### TASK
Return each line holding the string "chart".

### DATA SHOWN

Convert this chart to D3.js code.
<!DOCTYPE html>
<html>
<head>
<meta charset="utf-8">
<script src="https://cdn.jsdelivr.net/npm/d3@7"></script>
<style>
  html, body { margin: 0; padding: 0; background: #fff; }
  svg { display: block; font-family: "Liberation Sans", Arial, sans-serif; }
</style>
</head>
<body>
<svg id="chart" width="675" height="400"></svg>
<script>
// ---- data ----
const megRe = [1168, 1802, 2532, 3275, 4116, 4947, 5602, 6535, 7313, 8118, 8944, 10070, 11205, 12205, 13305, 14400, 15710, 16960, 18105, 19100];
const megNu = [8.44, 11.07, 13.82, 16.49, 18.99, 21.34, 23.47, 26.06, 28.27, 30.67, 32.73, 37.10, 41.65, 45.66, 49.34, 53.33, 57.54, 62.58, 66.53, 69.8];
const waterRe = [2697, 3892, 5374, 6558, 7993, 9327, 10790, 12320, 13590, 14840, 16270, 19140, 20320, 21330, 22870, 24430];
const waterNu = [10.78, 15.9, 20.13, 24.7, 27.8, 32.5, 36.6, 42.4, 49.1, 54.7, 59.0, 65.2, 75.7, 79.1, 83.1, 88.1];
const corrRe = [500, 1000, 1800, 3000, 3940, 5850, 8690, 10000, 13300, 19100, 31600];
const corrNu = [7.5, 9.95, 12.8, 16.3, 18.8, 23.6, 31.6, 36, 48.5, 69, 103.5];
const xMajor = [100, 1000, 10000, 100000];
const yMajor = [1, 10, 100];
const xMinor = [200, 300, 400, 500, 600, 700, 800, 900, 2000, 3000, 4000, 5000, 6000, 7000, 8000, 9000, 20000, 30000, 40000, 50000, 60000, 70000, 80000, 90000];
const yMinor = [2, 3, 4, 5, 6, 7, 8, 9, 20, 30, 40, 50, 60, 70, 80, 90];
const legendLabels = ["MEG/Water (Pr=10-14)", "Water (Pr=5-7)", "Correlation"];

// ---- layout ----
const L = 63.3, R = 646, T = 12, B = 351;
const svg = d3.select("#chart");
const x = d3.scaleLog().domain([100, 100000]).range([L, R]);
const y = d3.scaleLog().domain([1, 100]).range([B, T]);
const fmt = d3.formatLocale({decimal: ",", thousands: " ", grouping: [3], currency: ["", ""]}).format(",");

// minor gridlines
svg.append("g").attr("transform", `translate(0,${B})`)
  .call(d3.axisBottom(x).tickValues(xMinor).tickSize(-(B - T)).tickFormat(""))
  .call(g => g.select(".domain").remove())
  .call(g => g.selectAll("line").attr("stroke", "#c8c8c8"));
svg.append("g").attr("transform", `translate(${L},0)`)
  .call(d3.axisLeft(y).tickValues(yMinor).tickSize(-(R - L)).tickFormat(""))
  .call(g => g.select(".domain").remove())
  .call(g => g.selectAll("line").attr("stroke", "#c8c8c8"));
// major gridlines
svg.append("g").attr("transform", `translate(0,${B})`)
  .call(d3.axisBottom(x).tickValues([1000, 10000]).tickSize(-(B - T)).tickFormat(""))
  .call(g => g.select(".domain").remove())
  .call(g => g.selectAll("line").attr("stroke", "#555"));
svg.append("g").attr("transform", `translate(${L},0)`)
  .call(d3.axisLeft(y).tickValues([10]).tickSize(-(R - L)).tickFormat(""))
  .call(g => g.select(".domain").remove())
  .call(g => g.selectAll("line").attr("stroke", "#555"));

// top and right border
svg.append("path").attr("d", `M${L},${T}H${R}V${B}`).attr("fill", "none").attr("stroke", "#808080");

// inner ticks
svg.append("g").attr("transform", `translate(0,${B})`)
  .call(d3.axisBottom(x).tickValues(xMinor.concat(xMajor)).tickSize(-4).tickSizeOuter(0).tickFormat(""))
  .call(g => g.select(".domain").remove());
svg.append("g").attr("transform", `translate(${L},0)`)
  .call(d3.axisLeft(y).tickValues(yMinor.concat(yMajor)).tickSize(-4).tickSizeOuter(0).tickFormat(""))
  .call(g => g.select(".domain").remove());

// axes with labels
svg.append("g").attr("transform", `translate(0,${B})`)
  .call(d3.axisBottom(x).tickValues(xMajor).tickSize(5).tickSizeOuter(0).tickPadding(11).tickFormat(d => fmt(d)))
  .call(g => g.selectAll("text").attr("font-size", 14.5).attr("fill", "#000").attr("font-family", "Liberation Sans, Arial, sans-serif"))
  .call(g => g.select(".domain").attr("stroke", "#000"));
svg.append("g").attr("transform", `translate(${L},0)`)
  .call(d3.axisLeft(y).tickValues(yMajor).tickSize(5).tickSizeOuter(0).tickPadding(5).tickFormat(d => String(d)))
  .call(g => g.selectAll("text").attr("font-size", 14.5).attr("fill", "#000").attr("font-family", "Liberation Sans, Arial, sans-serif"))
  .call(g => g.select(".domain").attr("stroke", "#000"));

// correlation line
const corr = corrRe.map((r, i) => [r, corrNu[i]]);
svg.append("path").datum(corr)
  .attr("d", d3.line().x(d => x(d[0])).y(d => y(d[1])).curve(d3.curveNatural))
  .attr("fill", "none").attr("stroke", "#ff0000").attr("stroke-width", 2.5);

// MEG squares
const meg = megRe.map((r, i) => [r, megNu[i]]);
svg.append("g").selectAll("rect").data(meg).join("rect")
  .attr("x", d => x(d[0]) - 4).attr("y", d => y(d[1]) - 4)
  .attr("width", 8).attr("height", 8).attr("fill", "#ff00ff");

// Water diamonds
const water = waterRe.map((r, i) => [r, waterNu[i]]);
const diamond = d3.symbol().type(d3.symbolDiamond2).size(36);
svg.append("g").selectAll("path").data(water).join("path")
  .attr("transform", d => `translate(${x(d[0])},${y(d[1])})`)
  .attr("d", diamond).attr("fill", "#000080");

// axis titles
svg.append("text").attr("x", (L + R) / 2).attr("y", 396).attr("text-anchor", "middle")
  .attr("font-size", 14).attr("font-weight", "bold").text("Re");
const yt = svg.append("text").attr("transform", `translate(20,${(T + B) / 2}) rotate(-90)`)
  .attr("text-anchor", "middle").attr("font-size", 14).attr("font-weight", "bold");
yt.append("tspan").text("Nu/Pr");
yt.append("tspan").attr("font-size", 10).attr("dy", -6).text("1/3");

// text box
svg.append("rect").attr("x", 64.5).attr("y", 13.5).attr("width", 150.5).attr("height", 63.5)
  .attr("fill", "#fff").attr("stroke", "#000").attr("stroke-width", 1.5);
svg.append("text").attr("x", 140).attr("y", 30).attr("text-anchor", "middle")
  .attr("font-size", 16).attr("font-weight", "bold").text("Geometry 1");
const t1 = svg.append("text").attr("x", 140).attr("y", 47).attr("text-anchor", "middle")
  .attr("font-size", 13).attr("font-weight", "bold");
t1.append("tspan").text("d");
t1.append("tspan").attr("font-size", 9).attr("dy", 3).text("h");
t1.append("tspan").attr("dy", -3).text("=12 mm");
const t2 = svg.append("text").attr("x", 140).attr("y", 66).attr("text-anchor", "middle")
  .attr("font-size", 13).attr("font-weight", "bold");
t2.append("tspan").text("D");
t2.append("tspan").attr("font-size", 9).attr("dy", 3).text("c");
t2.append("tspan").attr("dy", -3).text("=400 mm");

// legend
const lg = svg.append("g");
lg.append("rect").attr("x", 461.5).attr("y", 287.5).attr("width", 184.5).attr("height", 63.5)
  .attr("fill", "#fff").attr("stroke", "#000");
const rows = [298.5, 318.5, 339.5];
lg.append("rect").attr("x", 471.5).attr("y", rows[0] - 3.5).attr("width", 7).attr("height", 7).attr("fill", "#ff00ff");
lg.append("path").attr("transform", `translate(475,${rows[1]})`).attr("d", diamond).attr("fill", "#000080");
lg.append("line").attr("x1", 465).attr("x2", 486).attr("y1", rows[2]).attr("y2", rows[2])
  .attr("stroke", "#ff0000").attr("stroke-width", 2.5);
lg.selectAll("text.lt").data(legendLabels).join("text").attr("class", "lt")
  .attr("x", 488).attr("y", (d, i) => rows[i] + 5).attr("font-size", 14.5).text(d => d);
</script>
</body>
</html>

### THE REPLY
Convert this chart to D3.js code.
<svg id="chart" width="675" height="400"></svg>
const svg = d3.select("#chart");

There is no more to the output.